She is "La Loca," a self-described "poetess/philanderer." A Valley girl of another kind and time, she grew up there in the '60s, a rebel who defied her parents and neighbors by hanging out with Chicanos and lauding black men.
A "pretty girl" no one thought lovely, a "brilliant girl" whose work no one respected, she has nevertheless recently joined the rarefied company of men and women of letters with critical acclaim for her just-published epic poem, "The Mayan."
This week the incredulous poet--"I mean, I was born in Hollywood. I live in Los Angeles"--shares the stage with literary luminary Lawrence Ferlinghetti, literary brat-packer Jay McInerney and the lesser-known but critically hailed poet Sam Hamill of Washington state as one of the four official U.S. representatives to the Olympic Arts Festival in Calgary, Canada--being held in conjunction with the Winter Games there.
Recognition at Expo
Festival organizer and poet Trevor Carolan acknowledges that "very few have heard of her in the literary world." But her appearances in Canada, beginning with a reading at the World Exposition in 1986 in Vancouver, generated intense interest.
Later, Carolan said, she read "at this hard-as-nails coffeehouse frequented by leftist, Latin-American exiles in Vancouver called La Quena. She came in with this L.A. hipster, show-biz repartee and had this hard-boiled, left-wing crowd eating out of her hand. It was truly something."
Shortly after her La Quena performance, Carolan was hired to organize the writers segment of the Olympic Arts Festival.
"What we needed were people from the cutting edge of performance art. Everybody thinks of New York, but I had seen her."
(In fact, all but one of the writers--McInerney--representing the U.S. at the festival are from the West Coast; La Loca and Ferlinghetti are both Californians.)

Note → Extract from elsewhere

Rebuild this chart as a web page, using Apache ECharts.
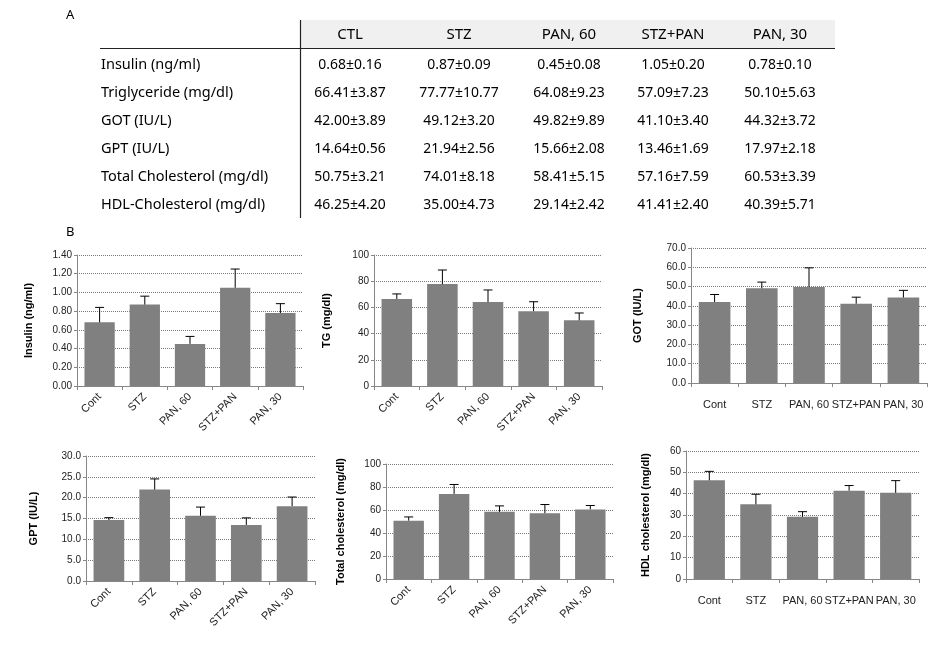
<!DOCTYPE html>
<html><head><meta charset="utf-8">
<script src="https://cdn.jsdelivr.net/npm/echarts@6/dist/echarts.min.js"></script>
<style>html,body{margin:0;padding:0;background:#fff}#c{width:943px;height:654px}</style>
</head><body><div id="c"></div>
<script>
// ---------- DATA ----------
const tableCols = ['CTL', 'STZ', 'PAN, 60', 'STZ+PAN', 'PAN, 30'];
const chartCategories = ['Cont', 'STZ', 'PAN, 60', 'STZ+PAN', 'PAN, 30'];
const rowLabels = ['Insulin (ng/ml)', 'Triglyceride (mg/dl)', 'GOT (IU/L)', 'GPT (IU/L)', 'Total Cholesterol (mg/dl)', 'HDL-Cholesterol (mg/dl)'];
const insulinMean = [0.68, 0.87, 0.45, 1.05, 0.78];
const insulinSD   = [0.16, 0.09, 0.08, 0.20, 0.10];
const tgMean      = [66.41, 77.77, 64.08, 57.09, 50.10];
const tgSD        = [3.87, 10.77, 9.23, 7.23, 5.63];
const gotMean     = [42.00, 49.12, 49.82, 41.10, 44.32];
const gotSD       = [3.89, 3.20, 9.89, 3.40, 3.72];
const gptMean     = [14.64, 21.94, 15.66, 13.46, 17.97];
const gptSD       = [0.56, 2.56, 2.08, 1.69, 2.18];
const tcMean      = [50.75, 74.01, 58.41, 57.16, 60.53];
const tcSD        = [3.21, 8.18, 5.15, 7.59, 3.39];
const hdlMean     = [46.25, 35.00, 29.14, 41.41, 40.39];
const hdlSD       = [4.20, 4.73, 2.42, 2.40, 5.71];
const axisNames   = ['Insulin (ng/ml)', 'TG (mg/dl)', 'GOT (IU/L)', 'GPT (IU/L)', 'Total cholesterol (mg/dl)', 'HDL cholesterol (mg/dl)'];
const yMax        = [1.4, 100, 70, 30, 100, 60];
const yStep       = [0.2, 20, 10, 5, 20, 10];
const yDecimals   = [2, 0, 1, 1, 0, 0];

// ---------- LAYOUT ----------
const means = [insulinMean, tgMean, gotMean, gptMean, tcMean, hdlMean];
const sds = [insulinSD, tgSD, gotSD, gptSD, tcSD, hdlSD];
const grids = [
  {left: 77,  top: 255, width: 226, height: 131, rot: 45, gap: 43},
  {left: 374, top: 255, width: 228, height: 131, rot: 45, gap: 42},
  {left: 691, top: 248, width: 236, height: 135, rot: 0,  gap: 48},
  {left: 86,  top: 456, width: 229, height: 125, rot: 45, gap: 47},
  {left: 386, top: 464, width: 227, height: 115, rot: 45, gap: 40},
  {left: 686, top: 451, width: 233, height: 128, rot: 0,  gap: 35}
];
const axisColor = '#868686';
const tickFont = 'Liberation Sans';

const option = {
  animation: false,
  backgroundColor: '#fff',
  grid: [], xAxis: [], yAxis: [], series: [], graphic: []
};

grids.forEach((g, i) => {
  option.grid.push({left: g.left, top: g.top, width: g.width, height: g.height, containLabel: false});
  option.xAxis.push({
    type: 'category', gridIndex: i, data: chartCategories,
    axisLine: {lineStyle: {color: axisColor}},
    axisTick: {show: true, length: 4, lineStyle: {color: axisColor}},
    axisLabel: {interval: 0, rotate: g.rot, margin: g.rot ? 9 : 16, fontSize: 11, color: '#222', fontFamily: tickFont}
  });
  option.yAxis.push({
    type: 'value', gridIndex: i, min: 0, max: yMax[i], interval: yStep[i],
    name: axisNames[i], nameLocation: 'middle', nameRotate: 90, nameGap: g.gap,
    nameTextStyle: {fontSize: 11, fontWeight: 'bold', color: '#000', fontFamily: 'Liberation Sans'},
    axisLine: {show: true, lineStyle: {color: axisColor}},
    axisTick: {show: true, length: 3, lineStyle: {color: axisColor}},
    axisLabel: {fontSize: 10, color: '#222', margin: 5, fontFamily: tickFont,
      formatter: v => v.toFixed(yDecimals[i])},
    splitLine: {show: true, lineStyle: {type: 'dotted', color: '#7a7a7a', width: 1}}
  });
  option.series.push({
    type: 'bar', xAxisIndex: i, yAxisIndex: i, data: means[i], barWidth: '67%',
    itemStyle: {color: '#808080'}, z: 2
  });
  option.series.push({
    type: 'custom', xAxisIndex: i, yAxisIndex: i, z: 3,
    data: means[i].map((m, k) => [k, m, sds[i][k]]),
    encode: {x: 0, y: 1},
    renderItem: (params, api) => {
      const x = api.value(0), m = api.value(1), sd = api.value(2);
      const p0 = api.coord([x, m]);
      const p1 = api.coord([x, m + sd]);
      const st = {stroke: '#000', lineWidth: 1};
      return {type: 'group', children: [
        {type: 'line', shape: {x1: p0[0], y1: p0[1], x2: p1[0], y2: p1[1]}, style: st},
        {type: 'line', shape: {x1: p1[0] - 4.5, y1: p1[1], x2: p1[0] + 4.5, y2: p1[1]}, style: st}
      ]};
    }
  });
});

// ---------- TABLE (graphic text built from arrays) ----------
const colX = [350, 459, 569, 673, 780];
const rowY0 = 65, rowStep = 28;
const labelFont = '14.5px "Noto Sans"';
const numFont = '15px "Noto Sans"';
const G = option.graphic;
G.push({type: 'rect', shape: {x: 300, y: 20, width: 535, height: 28}, style: {fill: '#f0f0f0'}, silent: true});
G.push({type: 'line', shape: {x1: 100, y1: 48.5, x2: 835, y2: 48.5}, style: {stroke: '#222', lineWidth: 1.2}});
G.push({type: 'line', shape: {x1: 300.5, y1: 20, x2: 300.5, y2: 218}, style: {stroke: '#222', lineWidth: 1.2}});
G.push({type: 'text', x: 66, y: 15, style: {text: 'A', font: '13px "Noto Sans"', fill: '#000', verticalAlign: 'middle'}});
G.push({type: 'text', x: 66, y: 232, style: {text: 'B', font: '13px "Noto Sans"', fill: '#000', verticalAlign: 'middle'}});
tableCols.forEach((c, j) => {
  G.push({type: 'text', x: colX[j], y: 35, style: {text: c, font: numFont, fill: '#000', align: 'center', verticalAlign: 'middle'}});
});
rowLabels.forEach((r, i) => {
  const y = rowY0 + i * rowStep;
  G.push({type: 'text', x: 101, y: y, style: {text: r, font: labelFont, fill: '#000', verticalAlign: 'middle'}});
  means[i].forEach((m, j) => {
    G.push({type: 'text', x: colX[j], y: y, scaleX: 0.93, style: {text: m.toFixed(2) + '±' + sds[i][j].toFixed(2), font: numFont, fill: '#000', align: 'center', verticalAlign: 'middle'}});
  });
});

const chart = echarts.init(document.getElementById('c'), null, {renderer: 'canvas'});
chart.setOption(option);
</script>
</body></html>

La Loca, Carolan said, follows in the tradition of Ferlinghetti and Allen Ginsberg. "These people revolutionized poetry and took literature out of the polite salons. They kicked in the walls."

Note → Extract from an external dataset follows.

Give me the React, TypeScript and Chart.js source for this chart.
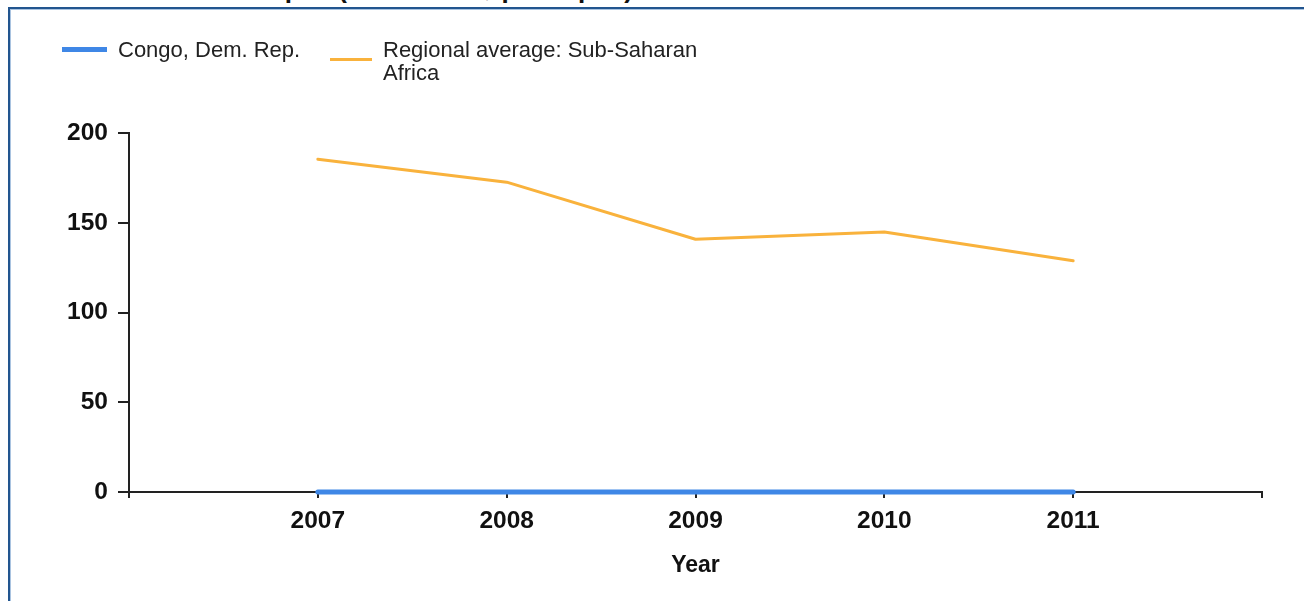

La Loca, the crazy one, is reading her lyrical, humorous, violence-tinged verse. She is a performance artist with a harsh-hip, Hollywood bravado variously dressed in a black bustier or concealing layers of black cloth against pale white skin. She is a survivor of micro and macro domestic wars, the scars of which are reflected in her extravagantly made-up, hazel eyes, and in her poetry. She is reading from "The Mayan," a song of domestic violence, bigotry, the joys of adolescence and the resilience of youth.
I had to live on my knees
as an ear.
"Look at me when I'm talking to you!"
and I would snap into microphone....
There is silence in this cool, white space called the Sand and Sea club in Santa Monica as she reads.
into the seraglio
came her new man.
She showed him my bound feet
and I called him
as big as a door.
He wore green slacks and
a yellow shirt
with a plastic pen holder
in the shirt pocket
that said Drone Spark Plugs.
Soon, he had a belt, too, which at
dinner time hung over the back of his
\f7 La Loca, nee Pamala Karol, was born to the Valley's struggling working class on March 29, 1950. Her mother and father divorced when Karol was very young and she was raised by her mother and stepfather. Her work, she says, "is scrupulously autobiographical."
She is open, vulnerable. Her attentive audience, filled this night with friends celebrating the Bone Scan Press publishing of "The Mayan," applaud her work. They applaud her existence. She was near death less than two years ago, a victim of ovarian cancer. "They cut my guts out," she says.
She tears at the sound of applause, the salty liquid smudging the dark paint decorating her eyes. To watch this kinetic portrait of sass and blood and fire and gentle weeping is to wonder if an eggshell shaved translucent could be more fragile than her soul.
Pamala Karol--child of the '60s, Berkeley graduate, Sorbonne attendee, aspiring screenwriter and winner of two Academy of Motion Picture Arts and Sciences film study grants and the 1986 Academy of American Poets College Prize--autographs copies of "The Mayan" for friends after the reading at the Sand and Sea club.
She published "The Mayan"--her name for the movie theater where she and her pre-adolescent friends hung out--as a gift to herself after winning the war against cancer. The several thousand dollars it cost to print came from money saved working as a legal secretary--still her primary source of income.
Scrawls Personal Messages
Garrulous as she scrawls personal messages along with her autograph, she is overheard to say that her last relationship contributed to the cancer she developed.
"I personally do think so, the stress of it, though there's no scientific evidence," she says later. "This guy was like a major, major blackout drinker. It was like being with a wild animal that you would put a leash on."